Droits des minorités ethniques
Le rapporteur spécial sur la situation des droits de l’homme et des libertés fondamentales des populations autochtones [ONU] s’est déclaré préoccupé par les restrictions en matière d’éducation et de santé auxquelles ces populations étaient soumises et par les répercussions des activités des industries extractives sur leur environnement et leurs conditions de vie. Il s’est aussi inquiété du non-respect des garanties constitutionnelles en vertu desquelles les populations autochtones doivent être consultées sur tout projet d’exploitation du sous-sol prévu dans leurs territoires. Selon certaines allégations, des militaires chargés de garantir la sécurité des compagnies extractives ont commis diverses atteintes aux droits humains.

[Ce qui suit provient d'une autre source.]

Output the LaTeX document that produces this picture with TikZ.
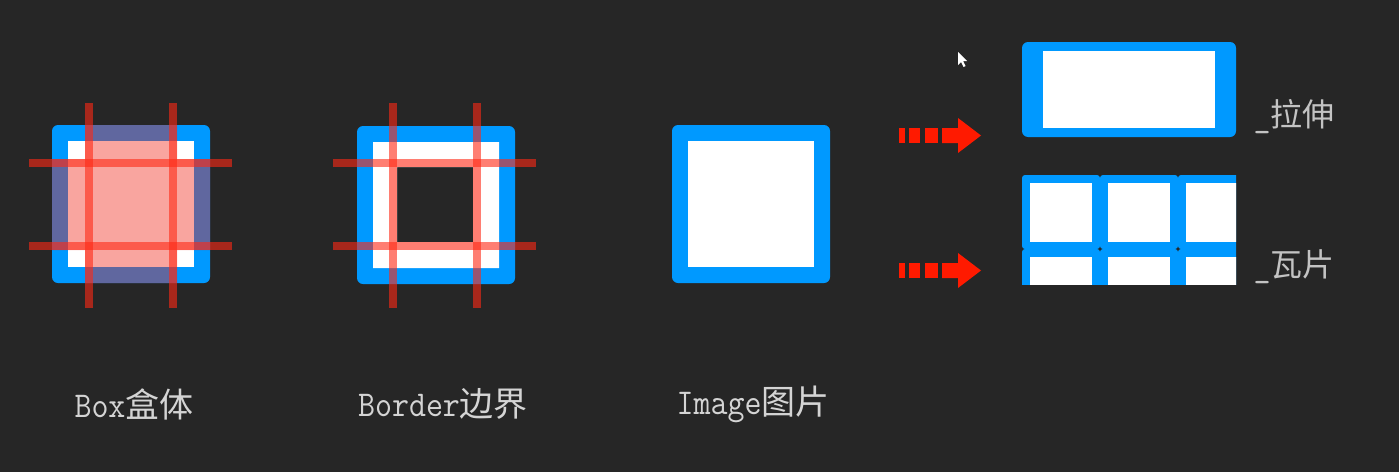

Homicides à la frontière colombienne
De nouvelles incursions en territoire équatorien de groupes armés et de militaires colombiens ont été signalées. Depuis la mise en œuvre, en 2000, du Plan Colombia (Plan Colombie), un programme d’assistance militaire soutenu par les États-Unis, les organisations de défense des droits humains ont recensé plus de 700 homicides, dont près d’une centaine en 2006, dans la province de Sucumbíos. Nombre des victimes étaient des civils, hommes, femmes et enfants, accusés d’être des délinquants de droit commun ; certaines présentaient des traces de torture. Selon des témoins, des policiers et des militaires sont impliqués dans certains de ces meurtres qui, dans la plupart des cas, n’ont pas été dénoncés par les proches des victimes ou n’ont pas fait l’objet d’enquêtes de la part des autorités, par crainte de représailles. D’après certaines informations, des témoins, des procureurs, des policiers, des gouverneurs et d’autres personnalités locales ont été menacés.

Visites d’Amnesty International
Une délégation d’Amnesty International s’est rendue en Équateur en octobre.